Love is a mess, sometimes it’s perfect, but most of the time it’s a mess. You have contradicting thoughts and ideas in your head. You might not agree on everything or your S/O might not take things you’re actually concerned about seriously. Maybe you are almost to your breaking point and you just don’t know how long you can handle it anymore.
But you love them, so what do you do?
I feel like lately I’ve talked about this topic one to many times with people I’ve met in my life.
They absolutely love their S/O but their relationship is taking a toll on them, mentally and emotionally and sometimes even physically. I watch them exert so much of their energy into trying to patch the holes, into just wanting to give their S/O one more chance to turn things around. They don’t want to leave because their worried when they leave their S/O’s life will come crashing down and you never want to see someone you care about suffer.
But enough has to be enough, right?
You can’t keep trying to help someone who doesn’t want to help and you can’t make someone change when they don’t see anything wrong with their behavior, and that’s extrememly hard to accept.
You want to help people so badly, you want to ‘fix’ them, you think maybe it you just try a little harder, push a little more or love a little louder than it can make them realize how much they need you.

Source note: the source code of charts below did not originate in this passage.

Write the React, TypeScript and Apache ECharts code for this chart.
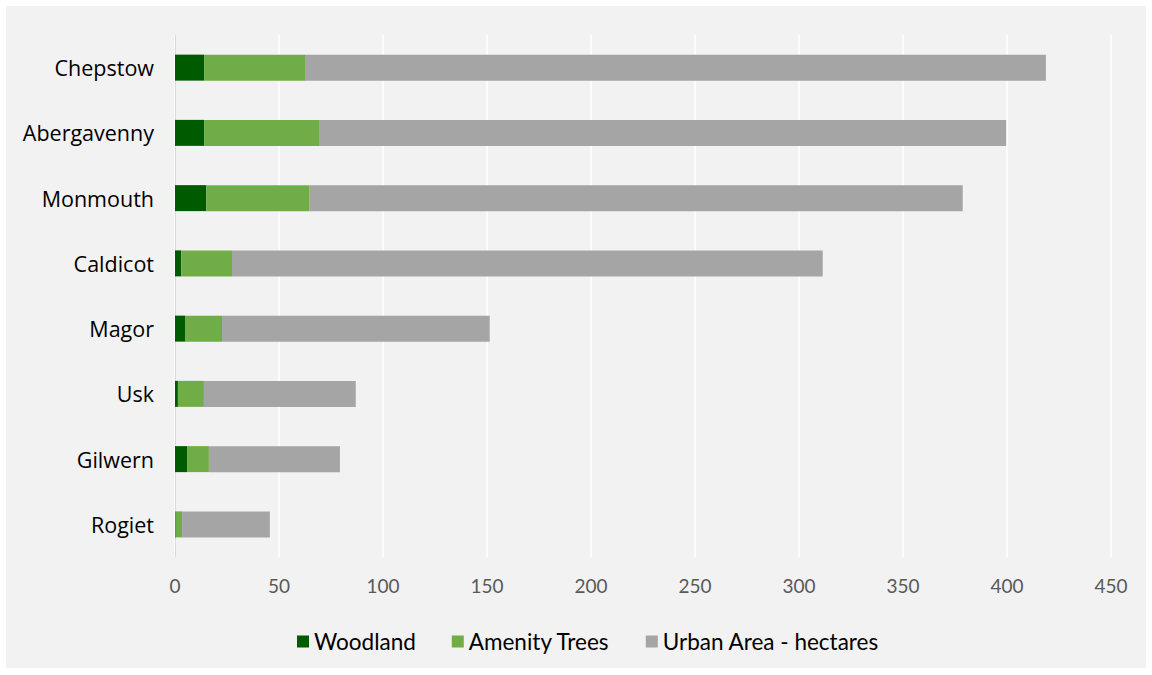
import React, { useEffect, useRef } from "react";
import * as echarts from "echarts";

const towns = ["Chepstow", "Abergavenny", "Monmouth", "Caldicot", "Magor", "Usk", "Gilwern", "Rogiet"];
const woodland = [14, 14, 15, 3, 4.8, 1.4, 5.8, 0.3];
const amenityTrees = [48.5, 55.6, 49.5, 24.4, 17.8, 12.5, 10.5, 3.1];
const urbanArea = [356.2, 330, 314.2, 284, 128.7, 73, 63, 42.2];

export default function App() {
  const ref = useRef<HTMLDivElement>(null);
  useEffect(() => {
    const chart = echarts.init(ref.current!, null, { renderer: "svg" });
    const cats = [...towns].reverse();
    const rev = (a: number[]) => [...a].reverse();
    const font = "Lato, 'Open Sans', sans-serif";
    chart.setOption({
      animation: false,
      backgroundColor: "#f2f2f2",
      grid: { left: 169, right: 35, top: 29, bottom: 111, containLabel: false },
      legend: {
        bottom: 10,
        left: 286,
        itemWidth: 12,
        itemHeight: 12,
        itemGap: 36,
        icon: "rect",
        textStyle: { color: "#000", fontSize: 22.5, fontFamily: font },
        data: ["Woodland", "Amenity Trees", "Urban Area - hectares"],
      },
      xAxis: {
        type: "value",
        min: 0,
        max: 450,
        interval: 50,
        axisLine: { show: false },
        axisTick: { show: false },
        splitLine: { lineStyle: { color: "#ffffff", width: 1.5 } },
        axisLabel: { color: "#595959", fontSize: 19, margin: 19, fontFamily: font },
      },
      yAxis: {
        type: "category",
        data: cats,
        axisLine: { show: true, lineStyle: { color: "#d9d9d9" } },
        axisTick: { show: false },
        axisLabel: { color: "#000", fontSize: 21.5, margin: 21, fontFamily: "'Open Sans', Lato, sans-serif" },
      },
      series: [
        { name: "Woodland", type: "bar", stack: "t", barWidth: 26, data: rev(woodland), itemStyle: { color: "#005a00" } },
        { name: "Amenity Trees", type: "bar", stack: "t", barWidth: 26, data: rev(amenityTrees), itemStyle: { color: "#70ad47" } },
        { name: "Urban Area - hectares", type: "bar", stack: "t", barWidth: 26, data: rev(urbanArea), itemStyle: { color: "#a5a5a5" } },
      ],
    });
    return () => chart.dispose();
  }, []);
  return (
    <div style={{ position: "fixed", left: 0, top: 0, width: 1152, height: 675, background: "#fff" }}>
      <div ref={ref} style={{ position: "absolute", left: 6, top: 6, width: 1140, height: 662 }} />
    </div>
  );
}
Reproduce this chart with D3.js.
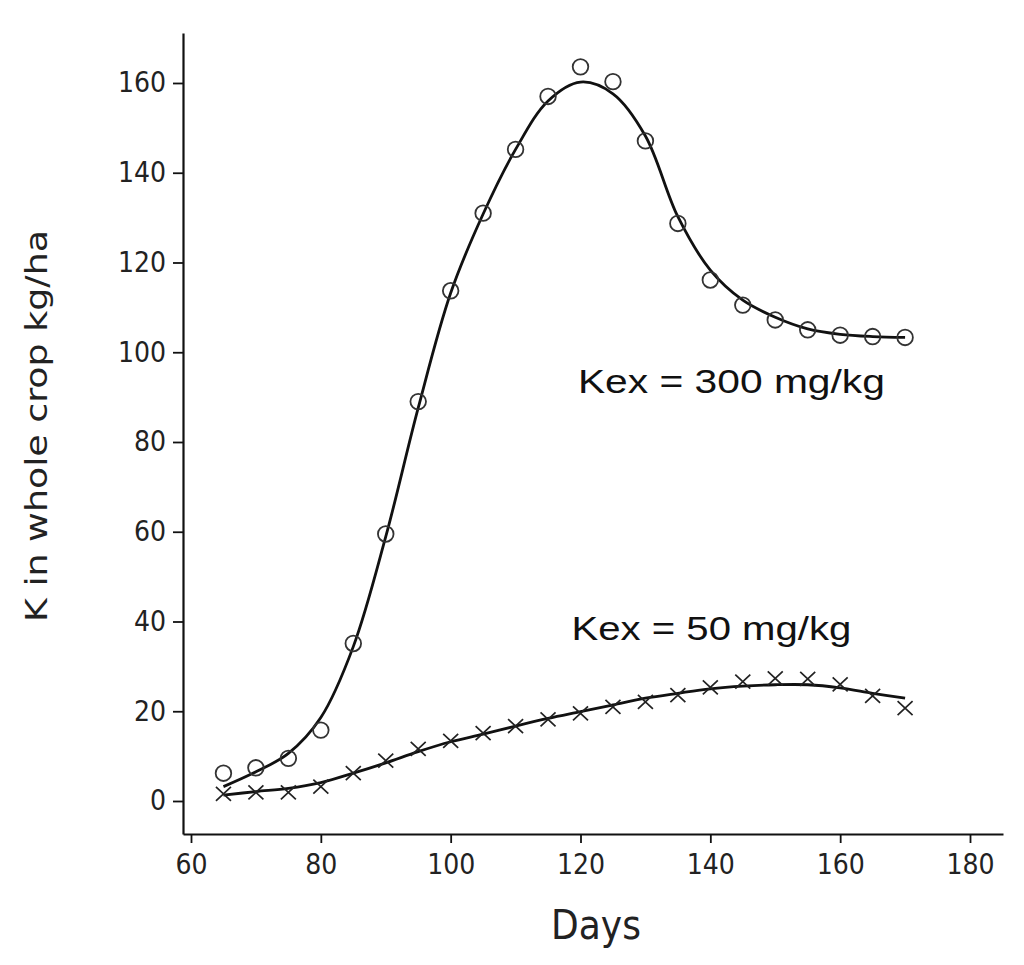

But unfortunately things don’t always go like we plan in our head, in fact things rarely ever go as we plan. Sometimes things just aren’t meant to work out and that can be extremely challenging to wrap your mind around.
I see people in my own life in dead end relationships, relationships that should have ended months, maybe even years ago because they’re not going to change and they’re not getting any better. I watch my friends try and try to make their S/O happy when in reality I don’t even think they notice. The only thing I see them notice is that times they messed up or forgot or didn’t do something they said they would. That’s what they notice and that isn’t healthy.
It’s hard to watch. It’s heartbreaking, really.
So when is it time to pack up and walk away?
I know it’s hard for you to think of your life without them, I know you’ve invested so much time and so many years into your relationship, but it’s at dead end now and there’s no more road ahead. It’s not healthy for either of you. You fight more than you’re happy. You’re not the same people you first were when you started dating, things change and one of you grows more than the other. You’ve become different people, you’ve become different people and you’re having a difficult time accepting that.
You want to get back to where you started, but sometimes that’s just not possible. Sometimes you can’t get that time back, even if you wish you could.
It’s hard to wrap your mind around the thought of someone no longer being in your life, but sometimes you have to do what’s best for you in the long run, not at this very moment.
You need to separate your head from your heart and listen to that voice in your head telling you something’s got to give because that something might be you.
You can’t keep clinging to someone who isn’t going to make you ultimately happy, they might have made you happy in the past but time and things change rather quickly. Your life is now, you can’t keep living this lie that things will get better. And maybe they will, but they most likely won’t.
You’re still young, you still have time ahead of you and a whole life to celebrate, don’t lock yourself into a relationship that isn’t bringing you full joy just because you’ve been dating someone for four years. That four years isn’t a waste of your time, it could be a great time, but it will also be another chapter in your book.
Don’t worry about what your friends will think, about what your family will say, think about you because you’re the only one in the relationship and they don’t have to date them, you do. It’s your life and you have to do what’s best for YOU.
And more importantly you never know, you might wind back up in each other’s arms after sometime apart maybe the best thing you could do for yourselves is give each other a real break, to feel pain, to miss each other and to grow on your own in order to see if you’re meant to be together.
Heartbreak is hard, love is complicated, but your happiness and your emotional needs should never be put on the back burner in order to attempt to make someone else happy. Sometimes you just need to drop everything and put yourself first, you’ll be better off in the long run.